--- start ---

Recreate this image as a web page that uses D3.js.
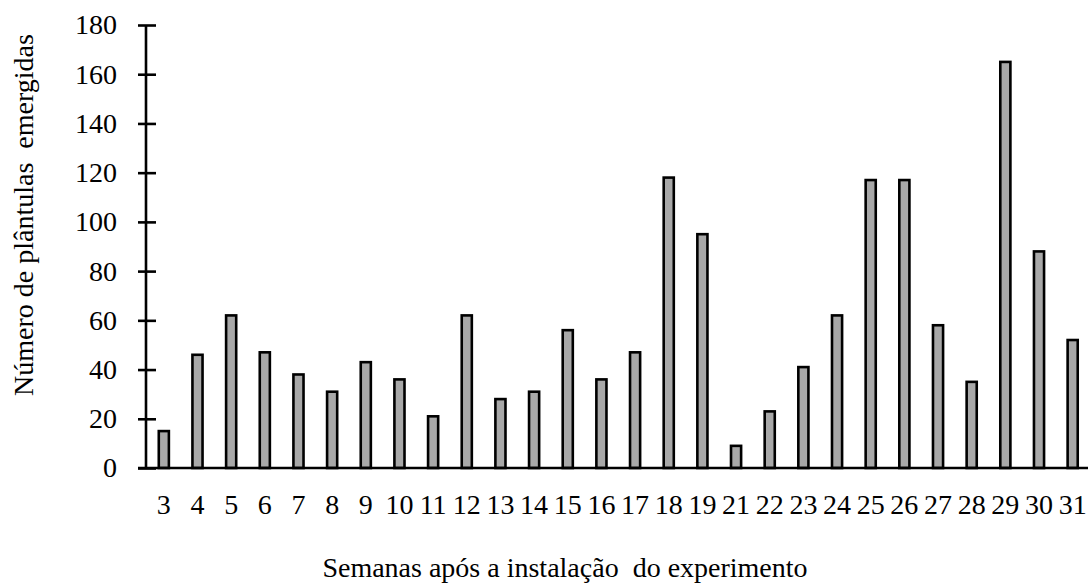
<!DOCTYPE html>
<html>
<head>
<meta charset="utf-8">
<script src="https://cdn.jsdelivr.net/npm/d3@7"></script>
<style>
  html, body { margin: 0; padding: 0; background: #fff; }
  svg { display: block; }
</style>
</head>
<body>
<svg id="chart" width="1088" height="586"></svg>
<script>
const weeks = ["3","4","5","6","7","8","9","10","11","12","13","14","15","16","17","18","19","21","22","23","24","25","26","27","28","29","30","31"];
const seedlings = [15,46,62,47,38,31,43,36,21,62,28,31,56,36,47,118,95,9,23,41,62,117,117,58,35,165,88,52];
const yTicks = [0,20,40,60,80,100,120,140,160,180];
const xTitle = "Semanas após a instalação  do experimento";
const yTitle = "Número de plântulas  emergidas";

const svg = d3.select("#chart");
const axisX = 146, plotTop = 25, plotBase = 468;
const fontSize = 28;
const serif = "'Liberation Serif', 'Times New Roman', serif";

const x = d3.scaleBand().domain(weeks).range([147, 1089.5]).paddingInner(0.70).paddingOuter(0.35);
const y = d3.scaleLinear().domain([0, 180]).range([plotBase, plotTop]);

// bars
svg.append("g").selectAll("rect").data(weeks).join("rect")
  .attr("x", (d) => x(d))
  .attr("y", (d, i) => y(seedlings[i]))
  .attr("width", x.bandwidth())
  .attr("height", (d, i) => y(0) - y(seedlings[i]))
  .attr("fill", "#a8a8a8")
  .attr("stroke", "#000")
  .attr("stroke-width", 2.6);

// y axis
const yAxis = svg.append("g").attr("transform", `translate(${axisX},0)`)
  .call(d3.axisLeft(y).tickValues(yTicks).tickSize(0).tickPadding(29));
yAxis.attr("font-family", serif).attr("font-size", fontSize);
yAxis.select(".domain").remove();
yAxis.append("line").attr("x1", 0).attr("x2", 0).attr("y1", plotTop).attr("y2", plotBase)
  .attr("stroke", "#000").attr("stroke-width", 2.6);
yAxis.selectAll(".tick").append("line")
  .attr("x1", -8).attr("x2", 10).attr("stroke", "#000").attr("stroke-width", 2.6);
yAxis.selectAll(".tick text").attr("font-family", serif).attr("font-size", fontSize).attr("fill", "#000");

// x axis
const xAxis = svg.append("g").attr("transform", `translate(0,${plotBase})`)
  .call(d3.axisBottom(x).tickSize(0).tickPadding(26));
xAxis.attr("font-family", serif).attr("font-size", fontSize);
xAxis.select(".domain").remove();
xAxis.append("line").attr("x1", 138).attr("x2", 1088).attr("y1", 0).attr("y2", 0)
  .attr("stroke", "#000").attr("stroke-width", 2.6);
xAxis.selectAll(".tick text").attr("font-family", serif).attr("font-size", fontSize).attr("fill", "#000");

// titles
svg.append("text")
  .attr("x", 565).attr("y", 577)
  .attr("text-anchor", "middle")
  .attr("font-family", serif).attr("font-size", fontSize)
  .style("white-space", "pre")
  .text(xTitle);

svg.append("text")
  .attr("transform", "translate(33,215) rotate(-90)")
  .attr("text-anchor", "middle")
  .attr("font-family", serif).attr("font-size", fontSize)
  .style("white-space", "pre")
  .text(yTitle);
</script>
</body>
</html>
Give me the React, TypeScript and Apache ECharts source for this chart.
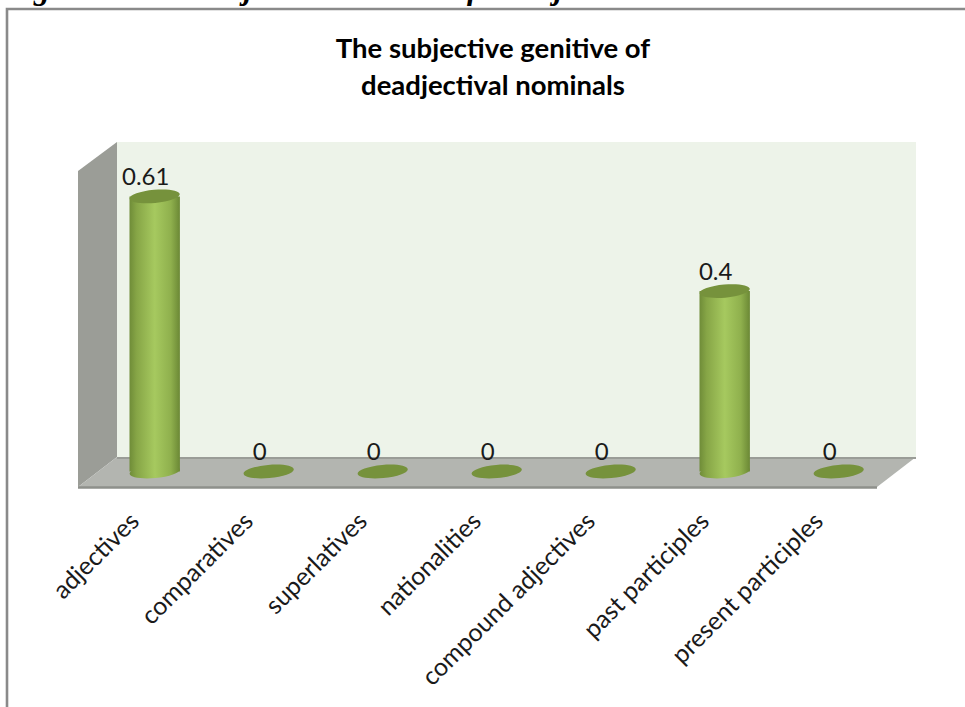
import React, { useEffect, useRef } from "react";
import * as echarts from "echarts";

const categories = [
  "adjectives",
  "comparatives",
  "superlatives",
  "nationalities",
  "compound adjectives",
  "past participles",
  "present participles",
];
const values = [0.61, 0, 0, 0, 0, 0.4, 0];
const titleLines = ["The subjective genitive of", "deadjectival nominals"];
const caption = "Figure 4. The Subjective Genitive of Deadjectival Nominals";

const sans = "Lato, sans-serif";

function renderCylinder(_params: any, api: any) {
  const xIdx = api.value(0);
  const v = api.value(1);
  const top = api.coord([xIdx, v]);
  const base = api.coord([xIdx, 0]);
  const cx = base[0];
  const rx = 25.2;
  const ry = 6.6;
  const tilt = 0.09;
  const topColor = "#76923c";
  const body = new echarts.graphic.LinearGradient(0, 0, 1, 0, [
    { offset: 0, color: "#6f8c38" },
    { offset: 0.14, color: "#86a546" },
    { offset: 0.5, color: "#a6c95f" },
    { offset: 0.82, color: "#8fb04d" },
    { offset: 1, color: "#6b8835" },
  ]);
  const children: any[] = [];
  if (v > 0) {
    children.push({
      type: "ellipse",
      shape: { cx: 0, cy: 0, rx, ry },
      x: cx,
      y: base[1],
      rotation: tilt,
      style: { fill: body },
    });
    children.push({
      type: "rect",
      shape: { x: cx - rx, y: top[1], width: rx * 2, height: base[1] - top[1] },
      style: { fill: body },
    });
  }
  children.push({
    type: "ellipse",
    shape: { cx: 0, cy: 0, rx, ry },
    x: cx,
    y: top[1],
    rotation: tilt,
    style: { fill: topColor },
  });
  children.push({
    type: "text",
    x: cx - 9,
    y: top[1] - 21,
    style: {
      text: String(v),
      font: `24px ${sans}`,
      fill: "#1a1a1a",
      align: "center",
      verticalAlign: "middle",
    },
  });
  return { type: "group", children };
}

export default function App() {
  const ref = useRef<HTMLDivElement>(null);
  useEffect(() => {
    const chart = echarts.init(ref.current!, undefined, { renderer: "svg" });
    chart.setOption({
      animation: false,
      backgroundColor: "#ffffff",
      title: {
        text: titleLines.join("\n"),
        left: 488,
        top: 24,
        textAlign: "center",
        textStyle: {
          fontFamily: sans,
          fontWeight: "bold",
          fontSize: 27.5,
          lineHeight: 37,
          color: "#000000",
        },
      },
      grid: { left: 97.7, top: 155.8, width: 798, height: 315.7 },
      xAxis: {
        type: "category",
        data: categories,
        axisLine: { show: false },
        axisTick: { show: false },
        axisLabel: {
          interval: 0,
          rotate: 45,
          margin: 23,
          padding: [0, 30, 0, 0],
          fontFamily: sans,
          fontSize: 25,
          color: "#1a1a1a",
        },
      },
      yAxis: { type: "value", min: 0, max: 0.7, interval: 0.1, show: false },
      graphic: [
        {
          type: "text",
          x: 4,
          y: -27.5,
          style: {
            text: caption,
            font: "italic bold 31.7px 'Liberation Serif', serif",
            fill: "#000000",
          },
        },
        {
          type: "rect",
          shape: { x: 7, y: 9, width: 1000, height: 740 },
          style: { fill: "#ffffff", stroke: "#8a8a8a", lineWidth: 2.6 },
        },
        {
          type: "polygon",
          shape: { points: [[117, 142], [916, 142], [916, 457], [117, 457]] },
          style: { fill: "#edf3e9" },
        },
        {
          type: "polygon",
          shape: { points: [[78, 171], [117, 142], [117, 457], [78, 487]] },
          style: { fill: "#9b9d97" },
        },
        {
          type: "polygon",
          shape: { points: [[117, 457], [916, 457], [877, 487], [78, 487]] },
          style: { fill: "#b3b5b0" },
        },
        {
          type: "line",
          shape: { x1: 117, y1: 458, x2: 916, y2: 458 },
          style: { stroke: "#9a9c97", lineWidth: 2 },
        },
        {
          type: "line",
          shape: { x1: 78, y1: 487.5, x2: 877, y2: 487.5 },
          style: { stroke: "#8e908b", lineWidth: 2.5 },
        },
      ],
      series: [
        {
          type: "custom",
          coordinateSystem: "cartesian2d",
          renderItem: renderCylinder,
          encode: { x: 0, y: 1 },
          data: values.map((v, i) => [i, v]),
          clip: false,
        },
      ],
    });
    return () => chart.dispose();
  }, []);
  return (
    <div
      ref={ref}
      style={{ position: "fixed", left: 0, top: 0, width: 965, height: 707 }}
    />
  );
}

--- end ---

Nothing but the lines from the one with "Give me the" through the one with "import * as" is to be copied, exactly and ends included. Leave pictures out.

Give me the React, TypeScript and Apache ECharts source for this chart.
import React, { useEffect, useRef } from "react";
import * as echarts from "echarts";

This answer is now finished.